PROBLEM REQUIREMENTS
Retype the lines from the first one in the records down to the line containing "month_index = list(range(len(months)))", counting both, and leave out any pictures.

EXTRACTED INFORMATION
┄┄┄┄┄┄

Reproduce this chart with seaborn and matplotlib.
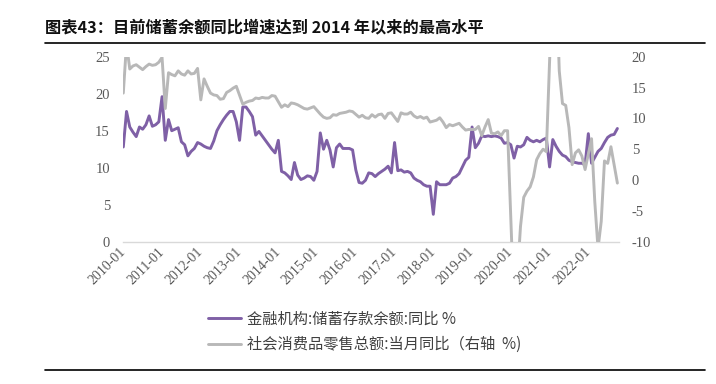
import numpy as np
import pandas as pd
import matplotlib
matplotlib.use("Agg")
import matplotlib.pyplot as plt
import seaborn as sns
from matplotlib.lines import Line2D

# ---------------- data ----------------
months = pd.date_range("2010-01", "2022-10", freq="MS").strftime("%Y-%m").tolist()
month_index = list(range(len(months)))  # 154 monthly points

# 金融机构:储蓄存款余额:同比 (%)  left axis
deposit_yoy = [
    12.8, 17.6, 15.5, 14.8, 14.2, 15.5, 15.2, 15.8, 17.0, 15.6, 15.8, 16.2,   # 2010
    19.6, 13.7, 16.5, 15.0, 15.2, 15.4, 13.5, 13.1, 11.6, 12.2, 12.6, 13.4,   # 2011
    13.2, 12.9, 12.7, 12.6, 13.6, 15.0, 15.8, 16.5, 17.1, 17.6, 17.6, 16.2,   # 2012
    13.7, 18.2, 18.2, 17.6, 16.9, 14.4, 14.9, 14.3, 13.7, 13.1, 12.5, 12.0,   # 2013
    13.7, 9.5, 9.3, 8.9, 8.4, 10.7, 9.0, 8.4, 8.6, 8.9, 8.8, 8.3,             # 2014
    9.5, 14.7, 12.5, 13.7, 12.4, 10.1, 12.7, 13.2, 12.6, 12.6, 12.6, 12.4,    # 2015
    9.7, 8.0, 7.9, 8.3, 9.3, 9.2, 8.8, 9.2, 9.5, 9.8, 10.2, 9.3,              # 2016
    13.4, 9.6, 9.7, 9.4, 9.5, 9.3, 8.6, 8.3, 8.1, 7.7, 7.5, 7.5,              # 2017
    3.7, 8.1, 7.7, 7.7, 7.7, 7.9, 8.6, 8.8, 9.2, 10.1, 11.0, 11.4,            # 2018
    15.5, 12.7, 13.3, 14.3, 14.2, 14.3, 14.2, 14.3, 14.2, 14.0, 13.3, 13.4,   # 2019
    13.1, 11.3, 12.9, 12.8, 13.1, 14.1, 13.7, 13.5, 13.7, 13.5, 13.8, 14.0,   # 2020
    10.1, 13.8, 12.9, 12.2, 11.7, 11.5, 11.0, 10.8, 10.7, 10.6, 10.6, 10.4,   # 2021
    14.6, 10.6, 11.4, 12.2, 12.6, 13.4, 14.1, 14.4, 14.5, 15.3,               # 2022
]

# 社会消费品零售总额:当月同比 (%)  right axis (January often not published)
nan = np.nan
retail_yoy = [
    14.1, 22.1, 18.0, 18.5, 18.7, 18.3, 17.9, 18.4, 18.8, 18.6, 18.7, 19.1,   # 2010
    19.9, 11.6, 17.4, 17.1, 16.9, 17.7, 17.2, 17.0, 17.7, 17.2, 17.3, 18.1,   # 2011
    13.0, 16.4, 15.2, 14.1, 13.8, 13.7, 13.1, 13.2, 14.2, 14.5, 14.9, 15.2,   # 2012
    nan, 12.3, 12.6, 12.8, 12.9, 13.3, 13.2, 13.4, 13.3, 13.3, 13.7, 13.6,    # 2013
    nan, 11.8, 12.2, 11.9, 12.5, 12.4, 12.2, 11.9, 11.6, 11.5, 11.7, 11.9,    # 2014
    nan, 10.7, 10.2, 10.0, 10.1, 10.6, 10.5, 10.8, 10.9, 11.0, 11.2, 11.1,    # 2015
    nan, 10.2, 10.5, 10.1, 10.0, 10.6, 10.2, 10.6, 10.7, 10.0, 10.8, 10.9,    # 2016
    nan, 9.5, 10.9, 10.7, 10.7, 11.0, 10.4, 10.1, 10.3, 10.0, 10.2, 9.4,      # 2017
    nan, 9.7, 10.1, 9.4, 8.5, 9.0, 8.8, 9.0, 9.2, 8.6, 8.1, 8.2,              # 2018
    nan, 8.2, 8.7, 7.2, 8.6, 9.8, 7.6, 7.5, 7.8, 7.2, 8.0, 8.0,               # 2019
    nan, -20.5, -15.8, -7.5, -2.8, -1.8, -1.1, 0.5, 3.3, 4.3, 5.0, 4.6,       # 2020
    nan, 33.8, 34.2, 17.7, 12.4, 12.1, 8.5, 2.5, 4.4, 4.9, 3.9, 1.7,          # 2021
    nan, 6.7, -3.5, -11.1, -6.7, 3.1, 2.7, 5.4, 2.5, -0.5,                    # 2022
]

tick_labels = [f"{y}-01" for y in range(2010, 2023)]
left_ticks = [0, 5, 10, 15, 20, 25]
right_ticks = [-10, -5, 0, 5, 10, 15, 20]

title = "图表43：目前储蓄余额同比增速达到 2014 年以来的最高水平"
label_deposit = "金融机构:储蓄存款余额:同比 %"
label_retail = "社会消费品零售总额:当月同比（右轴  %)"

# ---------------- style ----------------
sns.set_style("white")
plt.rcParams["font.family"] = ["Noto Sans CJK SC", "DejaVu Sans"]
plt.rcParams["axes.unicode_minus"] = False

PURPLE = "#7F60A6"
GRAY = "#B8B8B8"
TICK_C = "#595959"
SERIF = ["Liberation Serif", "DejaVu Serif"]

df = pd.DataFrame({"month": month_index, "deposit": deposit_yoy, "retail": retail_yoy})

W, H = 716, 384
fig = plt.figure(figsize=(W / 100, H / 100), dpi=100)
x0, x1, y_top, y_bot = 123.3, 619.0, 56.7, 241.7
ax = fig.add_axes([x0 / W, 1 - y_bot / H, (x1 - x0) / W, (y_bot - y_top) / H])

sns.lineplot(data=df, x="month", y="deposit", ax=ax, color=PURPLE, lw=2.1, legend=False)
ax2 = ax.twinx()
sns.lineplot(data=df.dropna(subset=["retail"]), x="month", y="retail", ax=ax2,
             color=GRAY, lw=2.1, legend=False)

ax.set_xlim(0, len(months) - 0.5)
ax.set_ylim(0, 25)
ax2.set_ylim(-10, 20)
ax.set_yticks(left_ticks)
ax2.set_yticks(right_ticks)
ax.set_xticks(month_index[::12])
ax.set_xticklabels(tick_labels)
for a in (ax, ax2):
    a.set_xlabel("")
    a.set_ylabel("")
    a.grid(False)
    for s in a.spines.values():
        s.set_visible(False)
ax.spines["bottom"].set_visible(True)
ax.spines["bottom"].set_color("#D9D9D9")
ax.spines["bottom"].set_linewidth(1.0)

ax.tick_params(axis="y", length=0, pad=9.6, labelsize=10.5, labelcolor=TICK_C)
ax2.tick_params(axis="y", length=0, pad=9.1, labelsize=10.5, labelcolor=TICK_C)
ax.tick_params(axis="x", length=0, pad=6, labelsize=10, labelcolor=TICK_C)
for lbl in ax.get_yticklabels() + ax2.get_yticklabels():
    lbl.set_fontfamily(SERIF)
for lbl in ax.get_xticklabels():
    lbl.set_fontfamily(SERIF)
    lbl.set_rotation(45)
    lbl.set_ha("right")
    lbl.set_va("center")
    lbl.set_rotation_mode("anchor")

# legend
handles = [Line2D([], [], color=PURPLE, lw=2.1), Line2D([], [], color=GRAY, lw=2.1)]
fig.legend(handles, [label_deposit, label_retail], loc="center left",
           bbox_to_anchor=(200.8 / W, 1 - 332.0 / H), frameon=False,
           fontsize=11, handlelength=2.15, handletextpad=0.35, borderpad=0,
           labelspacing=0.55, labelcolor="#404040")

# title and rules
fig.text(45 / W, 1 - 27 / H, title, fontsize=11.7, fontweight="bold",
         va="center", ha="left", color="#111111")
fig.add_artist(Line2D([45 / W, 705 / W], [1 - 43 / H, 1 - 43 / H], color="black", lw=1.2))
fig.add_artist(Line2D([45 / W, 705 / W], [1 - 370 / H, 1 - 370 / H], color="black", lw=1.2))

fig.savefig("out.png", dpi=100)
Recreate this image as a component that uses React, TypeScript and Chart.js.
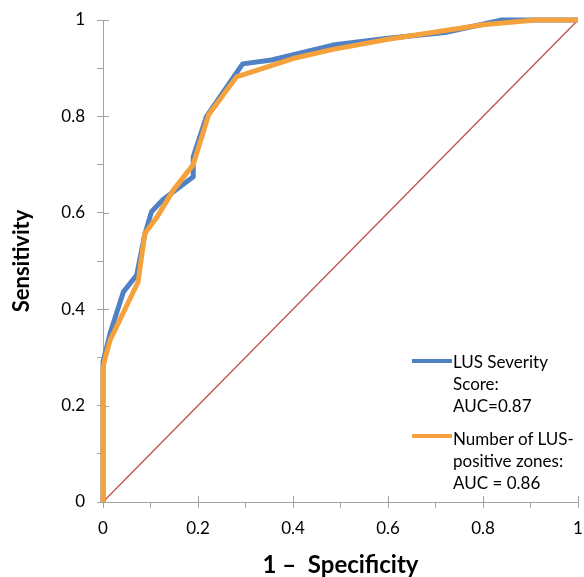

┄┄┄┄┄┄

COMPLETE RESPONSE
Reproduce this chart with seaborn and matplotlib.
import numpy as np
import pandas as pd
import matplotlib
matplotlib.use("Agg")
import matplotlib.pyplot as plt
import seaborn as sns
from matplotlib.lines import Line2D

# ---------------- data ----------------
months = pd.date_range("2010-01", "2022-10", freq="MS").strftime("%Y-%m").tolist()
month_index = list(range(len(months)))  # 154 monthly points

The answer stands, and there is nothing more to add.